Hewsel Bahçeleri’nden ticari işletimlerin yaptığı dolgu ve istilalar talan ve tahribatlar ile devam ederken DSİ de sazlık ve bataklıkları doldurarak halkın kullanımına açacağını iddia etmişti. Yetmedi, Venedik hayallerini örnek alan sorumlu kurum, kıyıları yok ederek, dolgu yaparak suyu kanala hapsetmekten beis duymamıştır. Bu yapılananlara karşı gelişen tepkiler ile bu doğal toplumsal ve bilimden yoksun yanlışlarından döndüler.
Hewsel Bahçeleri’nde nehir kıyısındaki sazlıklarda, 10 bin civarı ortalama 50 yaş ve üstü 10 metreden uzun, doğalında yetişmiş kara kavak ve söğüt kesilmesi planlanmıştı. Bir akademi yönetimi düşünün ki “sivrisinek olmasın diye bataklıkları kurutuyoruz, çalı-çırpı kesiyoruz’’ diyerek kendini savunmaya çalışıyordu.
Hewsel Bahçeleri’nde; Üniversite sınırları Dicle nehri ile belirlendiği alanda kesim haberinin duyulması ile ve bizlerin müdahale etmesine kadar ortalama 7000 bin ağaç kesilmişti. Bunun üzerine kesimin olduğu alana gitmemiz, kamuoyu oluşturmamız, özellikle duyarlı gençler ve sivil toplumun tepkileri sonucu kesimleri durdurmak zorunda kaldılar.
Sur içinde çatışmalı süreçle birlikte yıkımlar, kentin turizme açılması planlanmış, devamında Fiskaya’da yaşayanlar göçertme ile karşı karşıya bırakılmıştır. Endüstriyel turizm için kamu yararı, riskli alan gibi bahaneler ile mülkiyet hakları ellerinden alınarak sermayeye devri amaçlanmaktadır. İktidar kaçak yapılaşma adı altında yıktığı mahallelerdeki evlerin bahçelerinde bulunan ağaçları keserek yerine millet bahçesi yapmış ve yeşili koruduğunu söylemekten de geri kalmamıştır.

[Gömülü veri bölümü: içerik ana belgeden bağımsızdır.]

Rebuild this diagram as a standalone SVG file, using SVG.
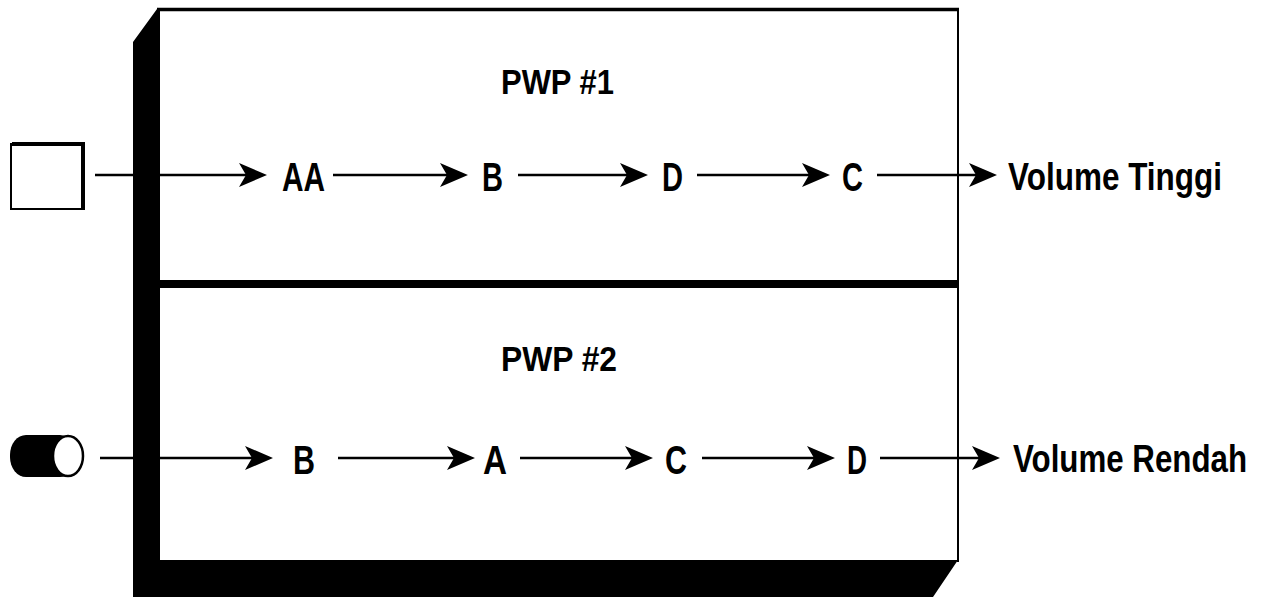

Dünya miras listesinde yer alan, el değmemesi gereken Hewsel Bahçeleri’ne yapılan talan saldırıları devam etmektedir. Doğal ve kültürel varlıkları koruması gereken UNESCO bu saldırılara karşı kör, sağır ve dilsizi oynamaya devam etmektedir. Aynı sermayenin diğer yeşil yüzlü kötü niyetli kurumu Ramsar Sözleşmesi de UNESCO ile aynı tutumu sergilemektedir.
Kapitalist sistem, Hewsel Bahçeleri’nde, endüstriyel politikaları aşırı kâr temelli oluşturmaya çalışıp, teklik esaslı politikaları ve modernitesini bütünlüklü olarak inşa etme çalışmalarına devam etmektedir. Tüm canlıların birlikte, barışık yaşadığı Hewsel Bahçeleri’nde doğa-l ve toplum-sal yaşam birlikte yok edilmektedir. Hewsel Bahçeleri’nde yaşanan bu bütüncül yok ediş tam anlamıyla ekolojik kırımdır. Böylelikle Hewsel Bahçeleri ekolojik kırım suç mahalli, faili de kapitalist sistem ve onun yürütücüsü iktidarlardır.